Connacht is the smallest and most westerly of the four provinces. It includes counties Galway, Mayo, Sligo, Roscommon and Leitrim.
The name of the province derives from the Connachta, the large tribal grouping which dominated the west and north of the island in the first few centuries A.D. They claimed descent from the mythical Conn, brother of Eogan, the ancestor of the rulers of Munster, the Eoghanachta. By far the most important of the Connachta were the Uí Néill, who ruled much of the northern and eastern parts of Ireland. The Uí Brion and the Uí Fiachra , offshoots of the southern Uí Néill based at Tara in Co. Meath were dynastic kings of Connacht from the fourth century down to the arrival of the Normans in the late twelfth century, when the entire territory was granted to the de Burgos. These were eventually completely assimilated into Gaelic culture, becoming the Mayo and Clanricard Burkes, and, in true Irish fashion, producing many offshoot families, among them Gibbons, Jennings and Philbin, all surnames still commonly found in Connacht.

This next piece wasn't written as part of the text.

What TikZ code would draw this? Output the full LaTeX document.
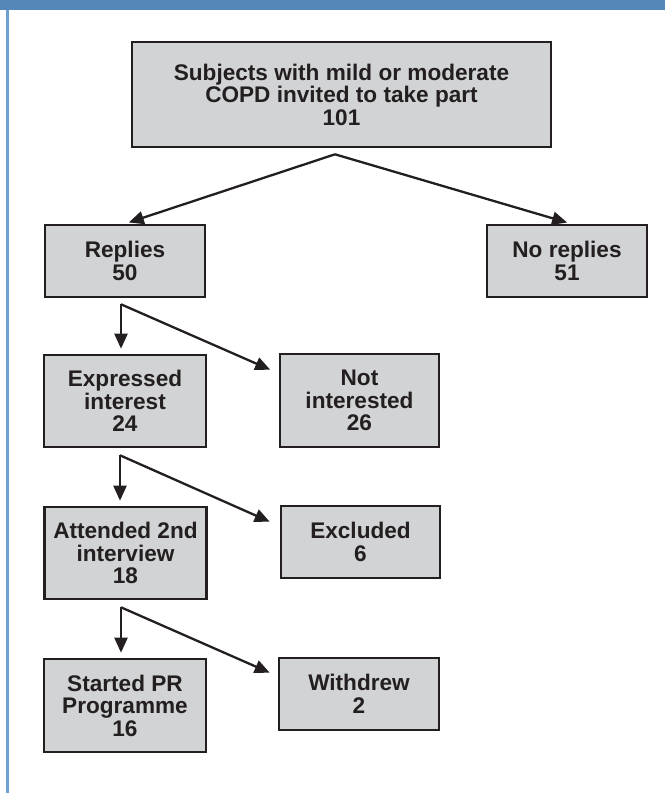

Because of their remoteness and the relative poverty of the land, the counties of Connacht, together with Co. Clare, were excluded from the confiscations following the wars of the seventeenth century, and became a refuge of sorts for those dispossessed elsewhere. By the nineteenth century the region was densely populated and desperately poor, with the result that its people suffered disproportionately in the Famine and the mass emigration that followed.